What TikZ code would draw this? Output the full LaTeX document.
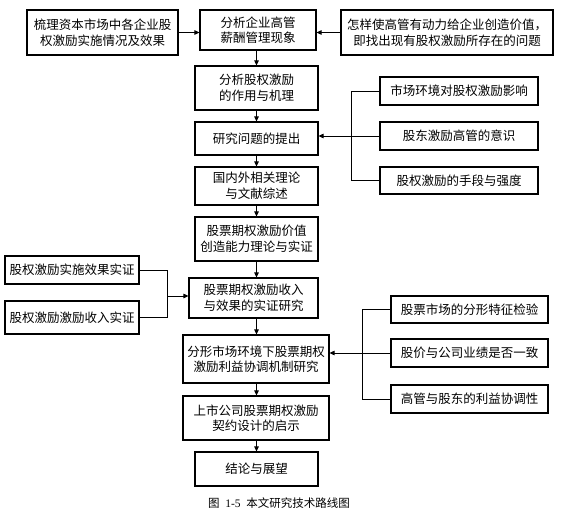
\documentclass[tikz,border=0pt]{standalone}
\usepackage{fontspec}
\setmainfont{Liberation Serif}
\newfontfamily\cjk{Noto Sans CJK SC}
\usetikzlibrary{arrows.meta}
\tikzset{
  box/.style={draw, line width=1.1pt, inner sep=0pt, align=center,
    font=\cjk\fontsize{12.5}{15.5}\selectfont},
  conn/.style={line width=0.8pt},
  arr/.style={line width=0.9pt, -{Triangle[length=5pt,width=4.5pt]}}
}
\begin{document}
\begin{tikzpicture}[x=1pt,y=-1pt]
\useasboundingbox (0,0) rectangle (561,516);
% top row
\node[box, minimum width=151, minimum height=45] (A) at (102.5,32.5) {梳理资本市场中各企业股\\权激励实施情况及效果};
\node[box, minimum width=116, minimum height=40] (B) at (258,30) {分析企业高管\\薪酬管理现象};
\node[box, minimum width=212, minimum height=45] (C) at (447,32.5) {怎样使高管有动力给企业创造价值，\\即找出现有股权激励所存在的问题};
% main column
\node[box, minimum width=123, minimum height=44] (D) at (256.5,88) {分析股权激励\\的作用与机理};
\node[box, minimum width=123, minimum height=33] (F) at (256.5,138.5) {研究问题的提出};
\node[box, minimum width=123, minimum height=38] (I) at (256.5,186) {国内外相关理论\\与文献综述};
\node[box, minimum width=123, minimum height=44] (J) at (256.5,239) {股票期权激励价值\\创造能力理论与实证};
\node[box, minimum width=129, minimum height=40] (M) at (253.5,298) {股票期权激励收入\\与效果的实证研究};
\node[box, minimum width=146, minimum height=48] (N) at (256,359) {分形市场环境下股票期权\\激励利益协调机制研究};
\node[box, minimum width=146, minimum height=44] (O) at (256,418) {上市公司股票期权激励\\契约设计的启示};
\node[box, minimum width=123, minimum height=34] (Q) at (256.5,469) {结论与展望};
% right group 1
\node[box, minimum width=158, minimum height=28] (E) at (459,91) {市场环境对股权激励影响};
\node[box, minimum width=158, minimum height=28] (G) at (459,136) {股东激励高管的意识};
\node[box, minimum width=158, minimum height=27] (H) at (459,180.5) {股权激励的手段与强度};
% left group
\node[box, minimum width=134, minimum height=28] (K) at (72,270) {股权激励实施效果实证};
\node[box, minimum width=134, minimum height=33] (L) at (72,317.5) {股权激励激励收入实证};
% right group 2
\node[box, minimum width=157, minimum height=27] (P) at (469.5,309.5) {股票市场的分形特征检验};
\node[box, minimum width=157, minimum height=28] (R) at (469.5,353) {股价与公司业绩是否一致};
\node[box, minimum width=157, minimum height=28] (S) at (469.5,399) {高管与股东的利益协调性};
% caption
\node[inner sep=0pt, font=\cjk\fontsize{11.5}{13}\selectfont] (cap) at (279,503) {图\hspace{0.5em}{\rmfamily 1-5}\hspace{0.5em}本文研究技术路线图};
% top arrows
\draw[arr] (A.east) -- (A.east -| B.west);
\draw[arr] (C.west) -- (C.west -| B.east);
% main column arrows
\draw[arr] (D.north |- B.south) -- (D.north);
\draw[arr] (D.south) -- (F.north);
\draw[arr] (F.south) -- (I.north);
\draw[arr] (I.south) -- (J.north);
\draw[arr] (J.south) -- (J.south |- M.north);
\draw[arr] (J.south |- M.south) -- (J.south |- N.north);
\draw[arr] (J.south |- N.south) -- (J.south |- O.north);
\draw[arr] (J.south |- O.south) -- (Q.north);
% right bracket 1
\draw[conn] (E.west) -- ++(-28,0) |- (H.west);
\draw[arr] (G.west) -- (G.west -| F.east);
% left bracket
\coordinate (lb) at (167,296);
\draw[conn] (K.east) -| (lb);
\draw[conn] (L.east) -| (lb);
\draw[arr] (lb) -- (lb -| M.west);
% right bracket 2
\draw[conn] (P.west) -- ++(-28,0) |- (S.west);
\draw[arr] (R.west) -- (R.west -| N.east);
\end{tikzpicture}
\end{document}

● What you have to do
Write out again every line above exactly as given; the pictures do not belong in the copy.

● Correct response
What TikZ code would draw this? Output the full LaTeX document.
\documentclass[tikz,border=0pt]{standalone}
\usepackage{fontspec}
\setmainfont{Liberation Serif}
\newfontfamily\cjk{Noto Sans CJK SC}
\usetikzlibrary{arrows.meta}
\tikzset{
  box/.style={draw, line width=1.1pt, inner sep=0pt, align=center,
    font=\cjk\fontsize{12.5}{15.5}\selectfont},
  conn/.style={line width=0.8pt},
  arr/.style={line width=0.9pt, -{Triangle[length=5pt,width=4.5pt]}}
}
\begin{document}
\begin{tikzpicture}[x=1pt,y=-1pt]
\useasboundingbox (0,0) rectangle (561,516);
% top row
\node[box, minimum width=151, minimum height=45] (A) at (102.5,32.5) {梳理资本市场中各企业股\\权激励实施情况及效果};
\node[box, minimum width=116, minimum height=40] (B) at (258,30) {分析企业高管\\薪酬管理现象};
\node[box, minimum width=212, minimum height=45] (C) at (447,32.5) {怎样使高管有动力给企业创造价值，\\即找出现有股权激励所存在的问题};
% main column
\node[box, minimum width=123, minimum height=44] (D) at (256.5,88) {分析股权激励\\的作用与机理};
\node[box, minimum width=123, minimum height=33] (F) at (256.5,138.5) {研究问题的提出};
\node[box, minimum width=123, minimum height=38] (I) at (256.5,186) {国内外相关理论\\与文献综述};
\node[box, minimum width=123, minimum height=44] (J) at (256.5,239) {股票期权激励价值\\创造能力理论与实证};
\node[box, minimum width=129, minimum height=40] (M) at (253.5,298) {股票期权激励收入\\与效果的实证研究};
\node[box, minimum width=146, minimum height=48] (N) at (256,359) {分形市场环境下股票期权\\激励利益协调机制研究};
\node[box, minimum width=146, minimum height=44] (O) at (256,418) {上市公司股票期权激励\\契约设计的启示};
\node[box, minimum width=123, minimum height=34] (Q) at (256.5,469) {结论与展望};
% right group 1
\node[box, minimum width=158, minimum height=28] (E) at (459,91) {市场环境对股权激励影响};
\node[box, minimum width=158, minimum height=28] (G) at (459,136) {股东激励高管的意识};
\node[box, minimum width=158, minimum height=27] (H) at (459,180.5) {股权激励的手段与强度};
% left group
\node[box, minimum width=134, minimum height=28] (K) at (72,270) {股权激励实施效果实证};
\node[box, minimum width=134, minimum height=33] (L) at (72,317.5) {股权激励激励收入实证};
% right group 2
\node[box, minimum width=157, minimum height=27] (P) at (469.5,309.5) {股票市场的分形特征检验};
\node[box, minimum width=157, minimum height=28] (R) at (469.5,353) {股价与公司业绩是否一致};
\node[box, minimum width=157, minimum height=28] (S) at (469.5,399) {高管与股东的利益协调性};
% caption
\node[inner sep=0pt, font=\cjk\fontsize{11.5}{13}\selectfont] (cap) at (279,503) {图\hspace{0.5em}{\rmfamily 1-5}\hspace{0.5em}本文研究技术路线图};
% top arrows
\draw[arr] (A.east) -- (A.east -| B.west);
\draw[arr] (C.west) -- (C.west -| B.east);
% main column arrows
\draw[arr] (D.north |- B.south) -- (D.north);
\draw[arr] (D.south) -- (F.north);
\draw[arr] (F.south) -- (I.north);
\draw[arr] (I.south) -- (J.north);
\draw[arr] (J.south) -- (J.south |- M.north);
\draw[arr] (J.south |- M.south) -- (J.south |- N.north);
\draw[arr] (J.south |- N.south) -- (J.south |- O.north);
\draw[arr] (J.south |- O.south) -- (Q.north);
% right bracket 1
\draw[conn] (E.west) -- ++(-28,0) |- (H.west);
\draw[arr] (G.west) -- (G.west -| F.east);
% left bracket
\coordinate (lb) at (167,296);
\draw[conn] (K.east) -| (lb);
\draw[conn] (L.east) -| (lb);
\draw[arr] (lb) -- (lb -| M.west);
% right bracket 2
\draw[conn] (P.west) -- ++(-28,0) |- (S.west);
\draw[arr] (R.west) -- (R.west -| N.east);
\end{tikzpicture}
\end{document}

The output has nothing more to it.